When you’re writing a script it’s easy to lose sight of some of the basics when you’re buried deep in your story. Remember these three points and you’ll be well on your way to writing a best selling script!

Engage your audience

Your audience need to be engaged and entertained. You might have to explain some very crucial plot elements in your story but try to do this in interesting and unique ways. A direct quote I remember from ‘Save the Cat’ was the Pope in the Pool Moment. If you haven’t read the Save the Cat series by Blake Snyder – I recommend you do so, it offers a lot of advice on screenwriting as a craft.


‘The term The Pope in The Pool came from a script titled The Plot to Kill the Pope by George England. The story was a thriller and as such couldn’t afford a dull scene with people sitting around drinking tea (something Donald Mass warns against extensively in Writing the Breakout Novel) and dumping information.

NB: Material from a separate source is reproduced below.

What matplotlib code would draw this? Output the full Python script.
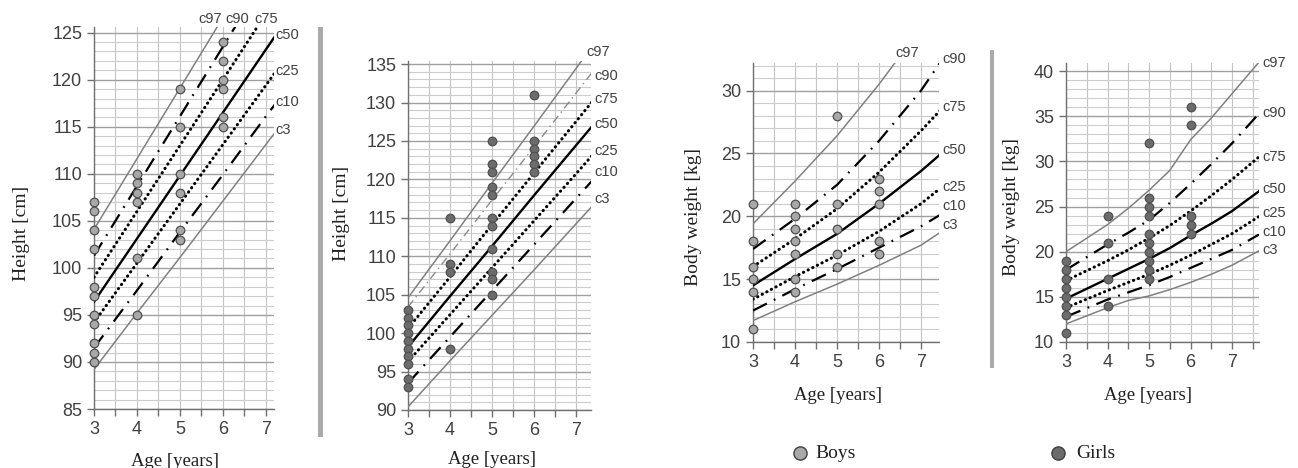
import numpy as np
import matplotlib
matplotlib.use('Agg')
import matplotlib.pyplot as plt
from matplotlib.lines import Line2D
from matplotlib.patches import Rectangle

W, H = 1298, 468
names = ['c97', 'c90', 'c75', 'c50', 'c25', 'c10', 'c3']

# boys height
ages_bh = [3, 4, 5, 6, 7, 7.3]
bh = {
    'c97': [104.1, 111.6, 119.1, 126.6, 134.1, 136.3],
    'c90': [101.3, 108.7, 116.1, 123.5, 130.9, 133.1],
    'c75': [99.0, 106.0, 113.0, 120.0, 127.0, 129.1],
    'c50': [96.4, 103.1, 109.8, 116.5, 123.2, 125.2],
    'c25': [94.2, 100.5, 106.8, 113.1, 119.4, 121.3],
    'c10': [91.5, 97.6, 103.8, 109.9, 116.1, 117.9],
    'c3': [89.2, 95.2, 101.1, 107.1, 113.1, 114.9],
}
bh_x = [3]*11 + [4]*6 + [5]*6 + [6]*6
bh_y = [107, 106, 104, 102, 98, 97, 95, 94, 92, 91, 90,
        110, 109, 108, 107, 101, 95,
        119, 115, 110, 108, 104, 103,
        124, 122, 120, 119, 116, 115]

# girls height
ages_gh = [3, 4, 5, 6, 7, 7.4]
gh = {
    'c97': [104.6, 112.0, 119.5, 126.9, 134.4, 137.4],
    'c90': [103.4, 110.3, 117.3, 124.2, 131.2, 134.0],
    'c75': [100.6, 107.3, 114.1, 120.8, 127.5, 130.2],
    'c50': [98.2, 104.8, 111.3, 117.9, 124.4, 127.0],
    'c25': [96.3, 102.4, 108.5, 114.6, 120.7, 123.2],
    'c10': [93.5, 99.5, 105.5, 111.5, 117.5, 119.9],
    'c3': [90.4, 96.4, 102.3, 108.2, 114.2, 116.6],
}
gh_x = [3]*10 + [4]*4 + [5]*11 + [6]*6
gh_y = [103, 102, 101, 100, 99, 98, 97, 96, 94, 93,
        115, 109, 108, 98,
        125, 122, 121, 119, 118, 115, 114, 111, 108, 107, 105,
        131, 125, 124, 123, 122, 121]

# boys weight
ages_bw = [3, 4, 5, 6, 7, 7.45]
bw = {
    'c97': [19.4, 22.8, 26.4, 30.5, 35.0, 37.0],
    'c90': [17.4, 19.8, 22.5, 26.0, 30.0, 32.2],
    'c75': [16.0, 18.2, 20.6, 23.5, 26.8, 28.4],
    'c50': [14.5, 16.6, 18.6, 21.0, 23.6, 24.9],
    'c25': [13.4, 15.2, 16.9, 18.8, 21.0, 22.2],
    'c10': [12.5, 14.2, 15.8, 17.5, 19.2, 20.1],
    'c3': [11.7, 13.2, 14.6, 16.1, 17.7, 18.7],
}
bw_x = [3]*6 + [4]*7 + [5]*5 + [6]*5
bw_y = [21, 18, 16, 15, 14, 11,
        21, 20, 19, 18, 17, 15, 14,
        28, 21, 19, 17, 16,
        23, 22, 21, 18, 17]

# girls weight
ages_gw = [3, 4, 4.5, 5, 5.5, 6, 6.5, 7, 7.65]
gw = {
    'c97': [20.0, 23.0, 24.8, 26.8, 29.0, 32.4, 34.8, 37.5, 41.0],
    'c90': [18.0, 20.8, 22.1, 23.5, 25.4, 27.5, 29.7, 32.0, 35.3],
    'c75': [16.8, 19.0, 20.2, 21.5, 22.9, 24.5, 26.2, 28.0, 30.5],
    'c50': [14.8, 17.0, 18.1, 19.2, 20.4, 21.8, 23.1, 24.5, 26.7],
    'c25': [13.8, 15.7, 16.6, 17.5, 18.5, 19.6, 20.8, 22.0, 23.9],
    'c10': [12.8, 14.7, 15.5, 16.3, 17.2, 18.2, 19.2, 20.2, 21.9],
    'c3': [12.0, 13.8, 14.6, 15.1, 15.8, 16.6, 17.5, 18.5, 20.1],
}
gw_x = [3]*8 + [4]*4 + [5]*10 + [6]*5
gw_y = [19, 18, 17, 16, 15, 14, 13, 11,
        24, 21, 17, 14,
        32, 26, 25, 24, 22, 21, 20, 19, 18, 17,
        36, 34, 24, 23, 22]

boys_fill = '#a8a8a8'
girls_fill = '#6c6c6c'

dashdot = (0, (7, 3.5, 0.8, 3.5))
dotted = (0, (0.1, 1.6))


def style(name, thin_c90=False):
    if name in ('c97', 'c3'):
        return dict(color='#808080', lw=1.1)
    if name == 'c50':
        return dict(color='black', lw=1.7)
    if name in ('c75', 'c25'):
        return dict(color='black', lw=2.2, linestyle=dotted, dash_capstyle='round')
    if name == 'c90' and thin_c90:
        return dict(color='#8a8a8a', lw=1.0, linestyle=(0, (6, 3, 1, 3)))
    return dict(color='black', lw=1.6, linestyle=dashdot)


def box(l, r, t, b):
    return [l / W, 1 - b / H, (r - l) / W, (b - t) / H]


fig = plt.figure(figsize=(W / 100, H / 100), dpi=100)
sans = 'Liberation Sans'
serif = 'Liberation Serif'

panels = [
    dict(pos=box(94, 274, 27, 409), xlim=(3, 7.19), ylim=(85, 125.6), major=5,
         ages=ages_bh, curves=bh, px=bh_x, py=bh_y, fill=boys_fill, ylabel='Height [cm]',
         thin=False,
         labels={'c97': (5.71, 126.4, 'center'), 'c90': (6.34, 126.4, 'center'),
                 'c75': (7.0, 126.4, 'center'), 'c50': (7.23, 124.8, 'left'),
                 'c25': (7.23, 120.9, 'left'), 'c10': (7.23, 117.6, 'left'),
                 'c3': (7.23, 114.7, 'left')},
         ylab_xy=(22, 233), xlab_xy=(175, 461)),
    dict(pos=box(408, 591, 61, 410), xlim=(3, 7.36), ylim=(90, 135.4), major=5,
         ages=ages_gh, curves=gh, px=gh_x, py=gh_y, fill=girls_fill, ylabel='Height [cm]',
         thin=True,
         labels={'c97': (7.26, 136.6, 'left'), 'c90': (7.43, 133.4, 'left'),
                 'c75': (7.43, 130.4, 'left'), 'c50': (7.43, 127.2, 'left'),
                 'c25': (7.43, 123.7, 'left'), 'c10': (7.43, 121.0, 'left'),
                 'c3': (7.43, 117.4, 'left')},
         ylab_xy=(342, 213), xlab_xy=(492, 459)),
    dict(pos=box(753, 939, 63, 342), xlim=(3, 7.43), ylim=(10, 32.2), major=5,
         ages=ages_bw, curves=bw, px=bw_x, py=bw_y, fill=boys_fill, ylabel='Body weight [kg]',
         thin=False,
         labels={'c97': (6.38, 33.0, 'left'), 'c90': (7.52, 32.55, 'left'),
                 'c75': (7.52, 28.7, 'left'), 'c50': (7.52, 25.3, 'left'),
                 'c25': (7.52, 22.3, 'left'), 'c10': (7.52, 20.8, 'left'),
                 'c3': (7.52, 19.3, 'left')},
         ylab_xy=(693, 217), xlab_xy=(838, 395)),
    dict(pos=box(1066, 1259, 63, 342), xlim=(3, 7.65), ylim=(10, 40.9), major=5,
         ages=ages_gw, curves=gw, px=gw_x, py=gw_y, fill=girls_fill, ylabel='Body weight [kg]',
         thin=False,
         labels={'c97': (7.72, 40.9, 'left'), 'c90': (7.72, 35.35, 'left'),
                 'c75': (7.72, 30.5, 'left'), 'c50': (7.72, 26.9, 'left'),
                 'c25': (7.72, 24.3, 'left'), 'c10': (7.72, 22.2, 'left'),
                 'c3': (7.72, 20.2, 'left')},
         ylab_xy=(1012, 207), xlab_xy=(1148, 395)),
]

for p in panels:
    ax = fig.add_axes(p['pos'])
    ax.set_xlim(*p['xlim'])
    ax.set_ylim(*p['ylim'])
    for s in ('top', 'right'):
        ax.spines[s].set_visible(False)
    for s in ('left', 'bottom'):
        ax.spines[s].set_color('#707070')
        ax.spines[s].set_linewidth(1.0)
    y0 = p['ylim'][0]
    ytop = int(p['ylim'][1])
    ax.set_yticks(np.arange(y0, ytop + 0.1, p['major']))
    ax.set_yticks(np.arange(y0, ytop + 0.1, 1), minor=True)
    ax.set_xticks(np.arange(3, 8, 1))
    ax.set_xticks(np.arange(3.5, p['xlim'][1], 1), minor=True)
    ax.tick_params(axis='both', which='major', labelsize=13, labelcolor='#404040',
                   color='#707070', length=5, width=1)
    ax.tick_params(axis='x', which='minor', color='#707070', length=5, width=1)
    ax.tick_params(axis='y', which='minor', length=0)
    for lab in ax.get_xticklabels() + ax.get_yticklabels():
        lab.set_fontfamily(sans)
    ax.grid(axis='y', which='major', color='#a0a0a0', lw=1.0)
    ax.grid(axis='y', which='minor', color='#cccccc', lw=0.8)
    ax.grid(axis='x', which='both', color='#c4c4c4', lw=0.8)
    ax.set_axisbelow(True)

    for n in names:
        ax.plot(p['ages'], p['curves'][n], **style(n, p['thin']), zorder=3)
    ax.scatter(p['px'], p['py'], s=38, facecolor=p['fill'], edgecolor='#505050',
               linewidth=0.9, zorder=4, clip_on=False)
    for n, (lx, ly, ha) in p['labels'].items():
        ax.text(lx, ly, n, ha=ha, va='center', fontsize=10.5, color='#404040',
                family=sans, clip_on=False)

    fx, fy = p['ylab_xy']
    fig.text(fx / W, 1 - fy / H, p['ylabel'], rotation=90, ha='center', va='center',
             fontsize=14, family=serif, color='#202020')
    fx, fy = p['xlab_xy']
    fig.text(fx / W, 1 - fy / H, 'Age [years]', ha='center', va='center',
             fontsize=13.5, family=serif, color='#202020')

# grey separators
fig.add_artist(Rectangle((318 / W, 1 - 437 / H), 5 / W, 410 / H, transform=fig.transFigure,
                         color='#aaaaaa', lw=0))
fig.add_artist(Rectangle((990 / W, 1 - 368 / H), 4 / W, 318 / H, transform=fig.transFigure,
                         color='#aaaaaa', lw=0))

# legend
for mx, tx, lab, fc in [(800, 815, 'Boys', boys_fill), (1058, 1076, 'Girls', girls_fill)]:
    fig.add_artist(Line2D([mx / W], [1 - 453 / H], marker='o', markersize=9.5,
                          markerfacecolor=fc, markeredgecolor='#404040', markeredgewidth=1,
                          linestyle='none', transform=fig.transFigure))
    fig.text(tx / W, 1 - 453 / H, lab, ha='left', va='center', fontsize=14,
             family=serif, color='#202020')

fig.savefig('out.png', dpi=100, facecolor='white')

So, the writer came up with a way to relay the information while keeping people’s attention.

He put the Pope in the pool.

As Snyder points out, “We’re thinking: ‘I didn’t know the Vatican had a pool?! And look, the Pope’s not wearing his Pope clothes, he’s… he’s… in his bathing suit!’”

This keeps our attention while the important, dull information is downloaded to our brains. We walk away from the scene wowed and retaining the knowledge that we need for the rest of the story to unfold, while never being bored.’


Make your lead character suffer

This may sound a little harsh but a great story is built on the foundations of conflict. Without conflict a story can’t sustain itself. You need to make our lead character overcome hardships, struggle and graft to get to where he needs to be. The more obstacles you put in his way the more the audience will want to follow his/her journey and thus make for a more compelling story.


The first draft is a first draft!

So you’ve finished your masterpiece you’ve stepped away for a few days and then re-read your entire screenplay. Chances are your first though is something like…This sucks! What was I even thinking! Or even worse, you’ve let someone else loose on your script and they have a list of ‘critiques’ for you. Your heart sinks and you wonder why you ever quit you day job.

But wait a second, because guess what, there’s still hope. It’s a first draft for a reason, a lot of writers fall into the trap of expectation, and their scripts simply don’t live up to it. Writing is re-writing.